• _Instruction_: Quote every line below exactly and skip any picture.

• _Information provided_:
------------------------

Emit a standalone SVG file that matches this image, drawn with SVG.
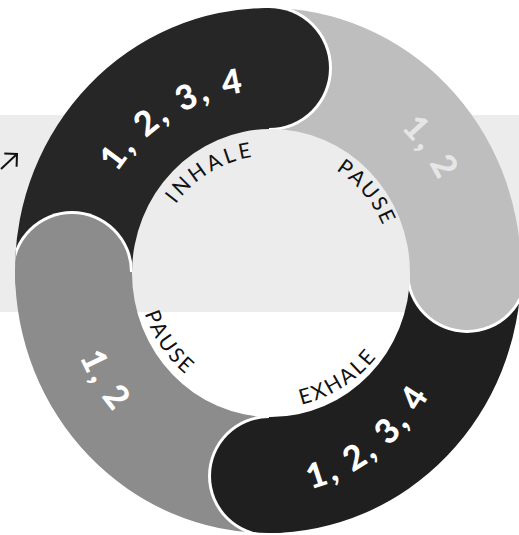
<svg xmlns="http://www.w3.org/2000/svg" width="519" height="535" viewBox="0 0 519 535">
<style>
.num{font-family:Lato,"Open Sans","DejaVu Sans",sans-serif;font-weight:900;font-size:34px;letter-spacing:3px;fill:#ffffff;text-anchor:middle}
.lbl{font-family:Lato,"Noto Sans","DejaVu Sans",sans-serif;font-size:21px;fill:#111111;text-anchor:middle}
.halo{fill:#ffffff}
.dark1{fill:#262626}
.light{fill:#bebebe}
.dark2{fill:#1f1f1f}
.mid{fill:#8c8c8c}
.conn{fill:none;stroke:#111111;stroke-width:2}
</style>
<defs>
<path id="ring" fill-rule="evenodd" d="M15 270.5A253 262.5 0 1 1 521 270.5A253 262.5 0 1 1 15 270.5Z M132 273A139 144 0 1 0 410 273A139 144 0 1 0 132 273Z"/>
<clipPath id="ringClip"><path clip-rule="evenodd" d="M15 270.5A253 262.5 0 1 1 521 270.5A253 262.5 0 1 1 15 270.5Z M132 273A139 144 0 1 0 410 273A139 144 0 1 0 132 273Z"/></clipPath>
<clipPath id="qTL"><rect x="0" y="0" width="269" height="272"/></clipPath>
<clipPath id="qTR"><path d="M269 0H530V272H269V131A63 63 0 0 0 269 5Z"/></clipPath>
<clipPath id="qBR"><path d="M269 272H406A61 61 0 0 0 528 272H530V540H269Z"/></clipPath>
<clipPath id="qBL"><path d="M0 272H269V415A61 61 0 0 0 269 537V540H0Z"/></clipPath>
<path id="pTL" d="M89.3 246.7A181.5 181.5 0 0 1 325.1 99.4"/>
<path id="pTR" d="M312.1 79.6A191.5 197.5 0 0 1 460.2 282.3"/>
<path id="pBR" d="M212.8 484.7A192.5 222.5 0 0 0 460.1 299.1"/>
<path id="pBL" d="M64.0 246.1A206.5 212.5 0 0 0 208.6 475.2"/>
<path id="lTL" d="M154.9 254.6A117.5 117.5 0 0 1 309.3 161.9"/>
<path id="lTR" d="M271 151.5A121.5 121.5 0 0 1 390.7 294.1"/>
<path id="lBL" d="M143.4 237.1A132.5 132.5 0 0 0 257.8 404.9"/>
<path id="lBR" d="M230.4 401.7A135 135 0 0 0 404.8 290.6"/>
<marker id="head" markerUnits="userSpaceOnUse" markerWidth="14" markerHeight="20" refX="9" refY="9" orient="auto" viewBox="-1 -1 12 20">
<path d="M0 0L9 9L0 18" fill="none" stroke="#111111" stroke-width="2"/>
</marker>
</defs>
<rect x="0" y="0" width="519" height="535" fill="#ffffff"/>
<rect x="0" y="115" width="519" height="197" fill="#ececec"/>

<g id="inhale">
<use href="#ring" class="dark1" clip-path="url(#qTL)"/>
<g clip-path="url(#ringClip)">
<path class="halo" d="M269 5A63 63 0 0 1 269 131Z"/>
<circle class="dark1" cx="269" cy="68" r="60"/>
</g>
<text class="num"><textPath href="#pTL" startOffset="50%">1, 2, 3, 4</textPath></text>
<text class="lbl" letter-spacing="3.4"><textPath href="#lTL" startOffset="50%">INHALE</textPath></text>
</g>

<g id="pause-top">
<use href="#ring" class="light" clip-path="url(#qTR)"/>
<g clip-path="url(#ringClip)">
<path class="halo" d="M528 272A61 61 0 0 1 406 272Z"/>
<circle class="light" cx="467" cy="272" r="58"/>
</g>
<text class="num" style="fill:#e6e6e6"><textPath href="#pTR" startOffset="50%">1, 2</textPath></text>
<text class="lbl" letter-spacing="2.2"><textPath href="#lTR" startOffset="50%">PAUSE</textPath></text>
</g>

<g id="exhale">
<use href="#ring" class="dark2" clip-path="url(#qBR)"/>
<g clip-path="url(#ringClip)">
<path class="halo" d="M269 537A61 61 0 0 1 269 415Z"/>
<circle class="dark2" cx="269" cy="476" r="58"/>
</g>
<text class="num"><textPath href="#pBR" startOffset="50%">1, 2, 3, 4</textPath></text>
<text class="lbl" letter-spacing="2.2"><textPath href="#lBR" startOffset="50%">EXHALE</textPath></text>
</g>

<g id="pause-bottom">
<use href="#ring" class="mid" clip-path="url(#qBL)"/>
<g clip-path="url(#ringClip)">
<path class="halo" d="M11 272A61 61 0 0 1 133 272Z"/>
<circle class="mid" cx="72" cy="272" r="58"/>
</g>
<text class="num"><textPath href="#pBL" startOffset="50%">1, 2</textPath></text>
<text class="lbl" letter-spacing="2.4"><textPath href="#lBL" startOffset="50%">PAUSE</textPath></text>
</g>

<g id="connectors">
<path class="conn" d="M1 169L17 154" marker-end="url(#head)"/>
</g>
</svg>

------------------------

• _Solution to the problem_:
Emit a standalone SVG file that matches this image, drawn with SVG.
<svg xmlns="http://www.w3.org/2000/svg" width="519" height="535" viewBox="0 0 519 535">
<style>
.num{font-family:Lato,"Open Sans","DejaVu Sans",sans-serif;font-weight:900;font-size:34px;letter-spacing:3px;fill:#ffffff;text-anchor:middle}
.lbl{font-family:Lato,"Noto Sans","DejaVu Sans",sans-serif;font-size:21px;fill:#111111;text-anchor:middle}
.halo{fill:#ffffff}
.dark1{fill:#262626}
.light{fill:#bebebe}
.dark2{fill:#1f1f1f}
.mid{fill:#8c8c8c}
.conn{fill:none;stroke:#111111;stroke-width:2}
</style>
<defs>
<path id="ring" fill-rule="evenodd" d="M15 270.5A253 262.5 0 1 1 521 270.5A253 262.5 0 1 1 15 270.5Z M132 273A139 144 0 1 0 410 273A139 144 0 1 0 132 273Z"/>
<clipPath id="ringClip"><path clip-rule="evenodd" d="M15 270.5A253 262.5 0 1 1 521 270.5A253 262.5 0 1 1 15 270.5Z M132 273A139 144 0 1 0 410 273A139 144 0 1 0 132 273Z"/></clipPath>
<clipPath id="qTL"><rect x="0" y="0" width="269" height="272"/></clipPath>
<clipPath id="qTR"><path d="M269 0H530V272H269V131A63 63 0 0 0 269 5Z"/></clipPath>
<clipPath id="qBR"><path d="M269 272H406A61 61 0 0 0 528 272H530V540H269Z"/></clipPath>
<clipPath id="qBL"><path d="M0 272H269V415A61 61 0 0 0 269 537V540H0Z"/></clipPath>
<path id="pTL" d="M89.3 246.7A181.5 181.5 0 0 1 325.1 99.4"/>
<path id="pTR" d="M312.1 79.6A191.5 197.5 0 0 1 460.2 282.3"/>
<path id="pBR" d="M212.8 484.7A192.5 222.5 0 0 0 460.1 299.1"/>
<path id="pBL" d="M64.0 246.1A206.5 212.5 0 0 0 208.6 475.2"/>
<path id="lTL" d="M154.9 254.6A117.5 117.5 0 0 1 309.3 161.9"/>
<path id="lTR" d="M271 151.5A121.5 121.5 0 0 1 390.7 294.1"/>
<path id="lBL" d="M143.4 237.1A132.5 132.5 0 0 0 257.8 404.9"/>
<path id="lBR" d="M230.4 401.7A135 135 0 0 0 404.8 290.6"/>
<marker id="head" markerUnits="userSpaceOnUse" markerWidth="14" markerHeight="20" refX="9" refY="9" orient="auto" viewBox="-1 -1 12 20">
<path d="M0 0L9 9L0 18" fill="none" stroke="#111111" stroke-width="2"/>
</marker>
</defs>
<rect x="0" y="0" width="519" height="535" fill="#ffffff"/>
<rect x="0" y="115" width="519" height="197" fill="#ececec"/>

<g id="inhale">
<use href="#ring" class="dark1" clip-path="url(#qTL)"/>
<g clip-path="url(#ringClip)">
<path class="halo" d="M269 5A63 63 0 0 1 269 131Z"/>
<circle class="dark1" cx="269" cy="68" r="60"/>
</g>
<text class="num"><textPath href="#pTL" startOffset="50%">1, 2, 3, 4</textPath></text>
<text class="lbl" letter-spacing="3.4"><textPath href="#lTL" startOffset="50%">INHALE</textPath></text>
</g>

<g id="pause-top">
<use href="#ring" class="light" clip-path="url(#qTR)"/>
<g clip-path="url(#ringClip)">
<path class="halo" d="M528 272A61 61 0 0 1 406 272Z"/>
<circle class="light" cx="467" cy="272" r="58"/>
</g>
<text class="num" style="fill:#e6e6e6"><textPath href="#pTR" startOffset="50%">1, 2</textPath></text>
<text class="lbl" letter-spacing="2.2"><textPath href="#lTR" startOffset="50%">PAUSE</textPath></text>
</g>

<g id="exhale">
<use href="#ring" class="dark2" clip-path="url(#qBR)"/>
<g clip-path="url(#ringClip)">
<path class="halo" d="M269 537A61 61 0 0 1 269 415Z"/>
<circle class="dark2" cx="269" cy="476" r="58"/>
</g>
<text class="num"><textPath href="#pBR" startOffset="50%">1, 2, 3, 4</textPath></text>
<text class="lbl" letter-spacing="2.2"><textPath href="#lBR" startOffset="50%">EXHALE</textPath></text>
</g>

<g id="pause-bottom">
<use href="#ring" class="mid" clip-path="url(#qBL)"/>
<g clip-path="url(#ringClip)">
<path class="halo" d="M11 272A61 61 0 0 1 133 272Z"/>
<circle class="mid" cx="72" cy="272" r="58"/>
</g>
<text class="num"><textPath href="#pBL" startOffset="50%">1, 2</textPath></text>
<text class="lbl" letter-spacing="2.4"><textPath href="#lBL" startOffset="50%">PAUSE</textPath></text>
</g>

<g id="connectors">
<path class="conn" d="M1 169L17 154" marker-end="url(#head)"/>
</g>
</svg>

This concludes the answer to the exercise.